Der Maßstab für die insoweit geforderten Erfolgsaussichten ist im Licht der grundrechtlich garantierten Rechtsschutzgleichheit zu bestimmen. Sie folgt aus dem Gleichheitsgrundsatz des Art. 3 Abs. 1 des Grundgesetzes (GG) i.V.m. dem Rechtsstaatsgrundsatz aus Art. 20 Abs. 3 GG. Gefordert ist hiernach eine Angleichung der Rechtsschutzmöglichkeiten eines Unbemittelten mit denen eines Bemittelten, der seine Erfolgsaussichten unter Berücksichtigung des Kostenrisikos vernünftig abwägt. Eine hinreichende Erfolgsaussicht in diesem Sinne besteht, wenn das Gericht den Rechtsstandpunkt des Antragstellers aufgrund der Sachverhaltsschilderung und der vorliegenden Unterlagen zumindest für vertretbar hält und in tatsächlicher Hinsicht von der Erforderlichkeit und Möglichkeit der Beweisführung überzeugt ist, also eine nicht fernliegende Möglichkeit besteht, das Rechtsschutzziel durch Inanspruchnahme gerichtlichen Rechtsschutzes jedenfalls unter Zuhilfenahme aller verfahrensrechtlich vorgesehenen Rechtsbehelfe durchzusetzen (BVerfGE 81, 347 <357>; ständige Rechtsprechung, vgl. insoweit auch: Bundesverfassungsgericht, Beschlüsse vom 16. April 2019, 1 BvR 2111/17; vom 4. September 2017, 1 BvR 2443/16 und vom 14. Februar 2017, 1 BvR 2507/16 – juris – bei Fragen einer Beweisaufnahme). Hält das Gericht die Einholung eines Sachverständigengutachtens oder eine andere Beweiserhebung von Amts wegen für notwendig, so kann in der Regel die Erfolgsaussicht auch nicht verneint werden (Schmidt in: Meyer-Ladewig/Keller/Leitherer, SGG, Kommentar, 13. Auflage 2020, § 73a Rdnr. 7a). Prozesskostenhilfe darf der unbemittelten Partei von Verfassungswegen insbesondere auch dann nicht versagt werden, wenn die Entscheidung in der Hauptsache von der Beantwortung einer schwierigen, bislang ungeklärten Rechtsfrage abhängt (Bundesverfassungsgericht, Beschluss vom 12. Februar 2020, 1 BvR 1246/19).

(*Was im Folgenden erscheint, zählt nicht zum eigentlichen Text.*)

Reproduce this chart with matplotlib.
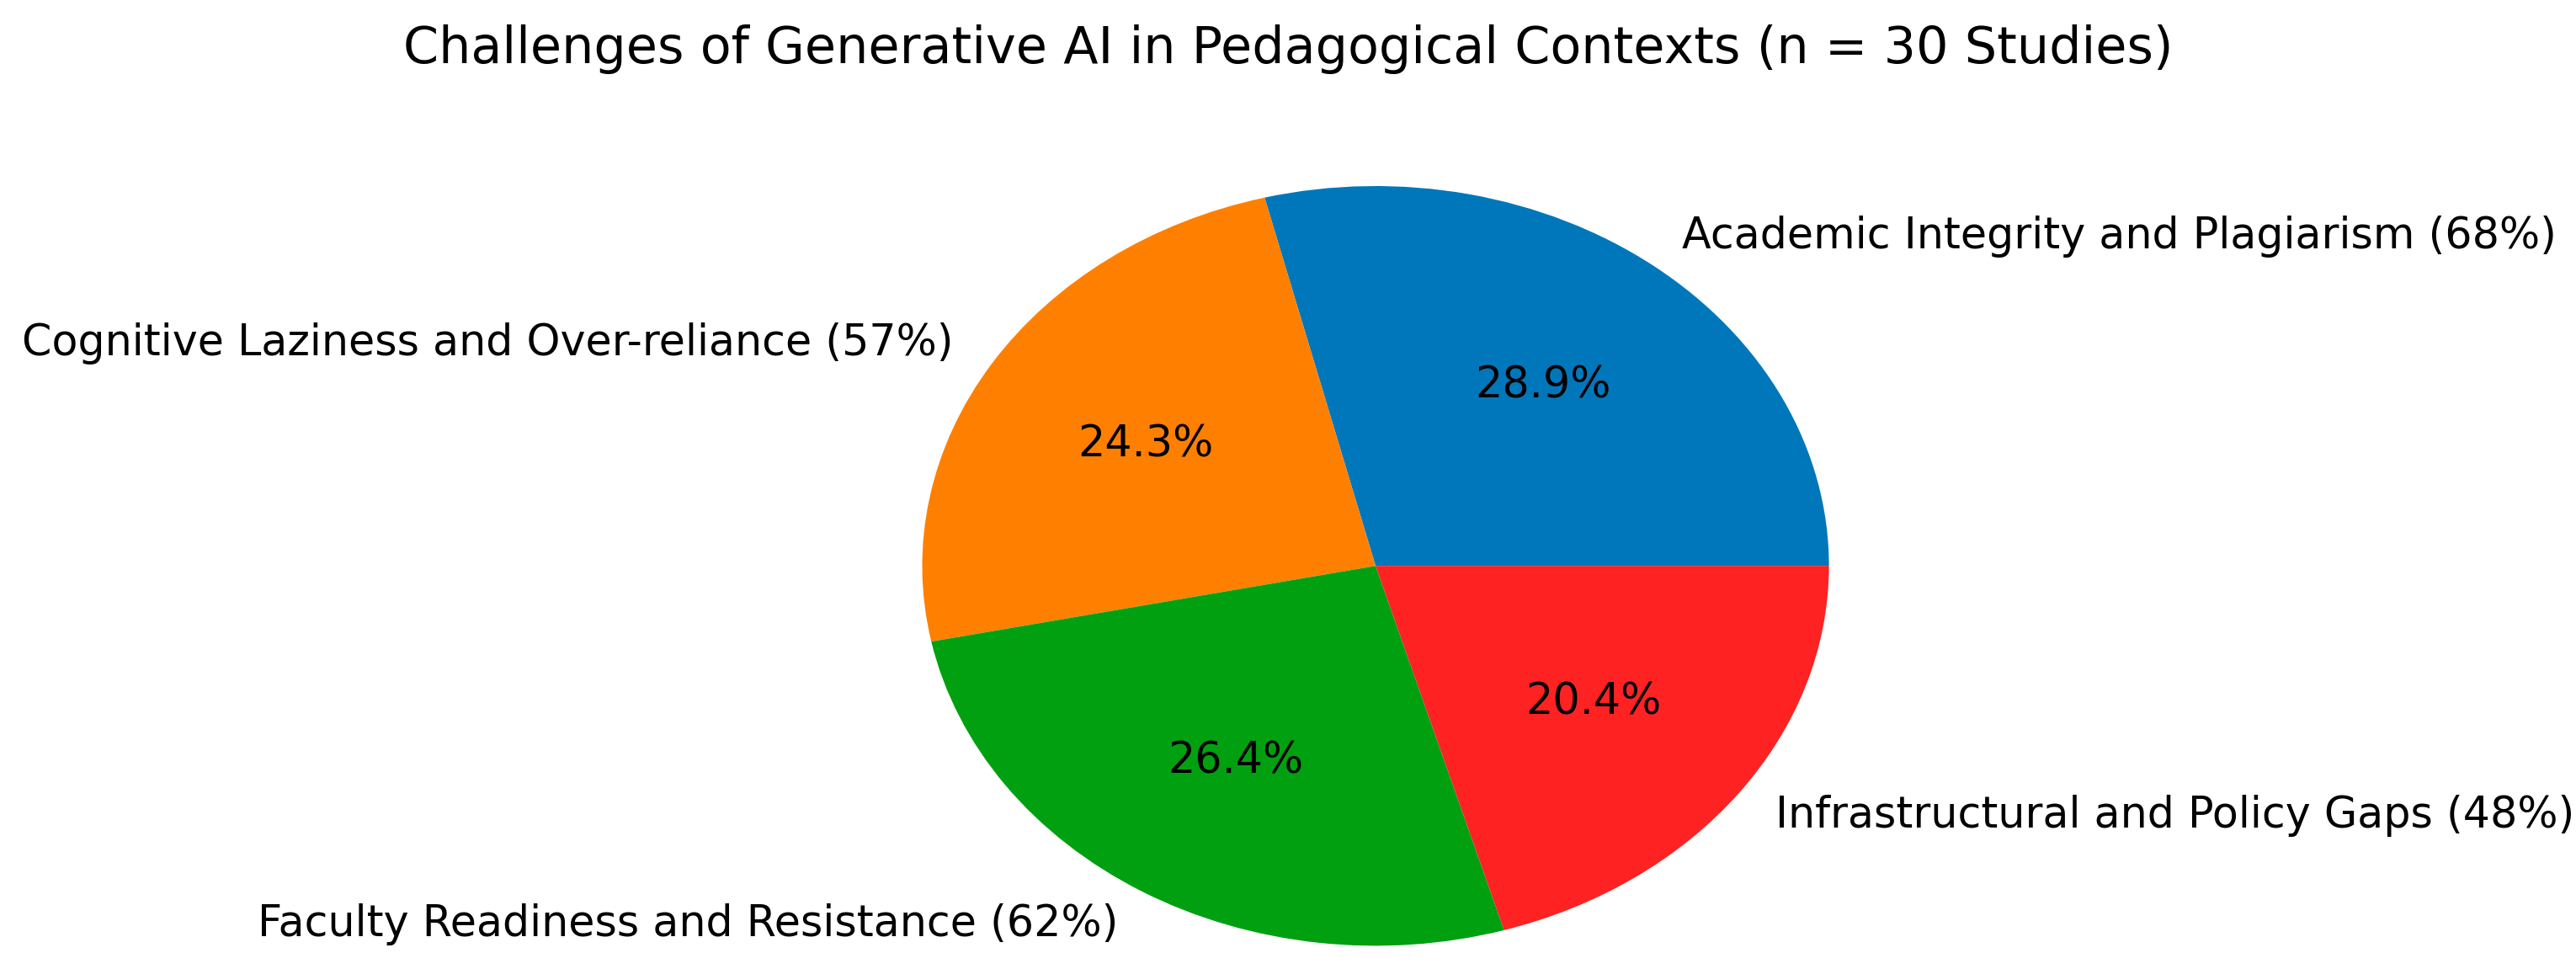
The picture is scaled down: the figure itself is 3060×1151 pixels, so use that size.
import matplotlib
matplotlib.use("Agg")
import matplotlib.pyplot as plt

labels = ["Academic Integrity and Plagiarism (68%)",
          "Cognitive Laziness and Over-reliance (57%)",
          "Faculty Readiness and Resistance (62%)",
          "Infrastructural and Policy Gaps (48%)"]
values = [68, 57, 62, 48]
colors = ["#0077BB", "#FF8000", "#00A010", "#FF2222"]

fig = plt.figure(figsize=(30.6, 11.51), dpi=100)
ax = fig.add_axes([0.358, 0.024, 0.352, 0.784])
ax.pie(values, labels=labels, colors=colors, autopct="%1.1f%%",
       textprops={"fontsize": 36.5}, labeldistance=1.1, pctdistance=0.6)
ax.set_aspect("auto")
ax.set_xlim(-1, 1)
ax.set_ylim(-1, 1)
for t in ax.texts:
    t.set_clip_on(False)
fig.suptitle("Challenges of Generative AI in Pedagogical Contexts (n = 30 Studies)",
             fontsize=43.5, y=0.975)
fig.savefig("out.png", dpi=100)
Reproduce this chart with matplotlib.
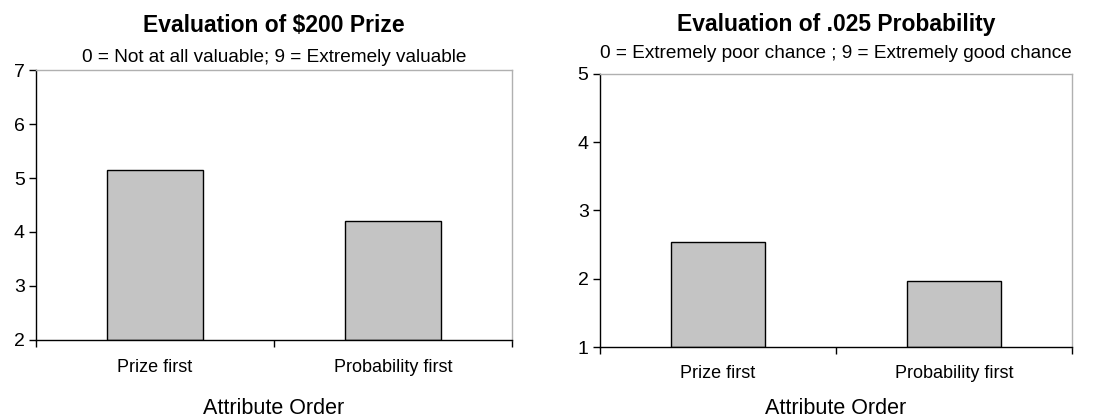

Diese Voraussetzungen sind vorliegend gegeben.

Beim Bundesverfassungsgericht steht unter dem Az.: 1 BvL 3/21 die auch für das vorliegende Verfahren maßgebliche Frage der Beurteilung zur Höhe von Leistungen für Asylbewerber in Gemeinschaftsunterkünften an.

Kosten im Beschwerdeverfahren werden nicht erstattet (§ 73 a Abs. 1 Satz 1 SGG i.V.m. § 127 Abs. 4 ZPO).

Dieser Beschluss ist gemäß § 177 SGG unanfechtbar.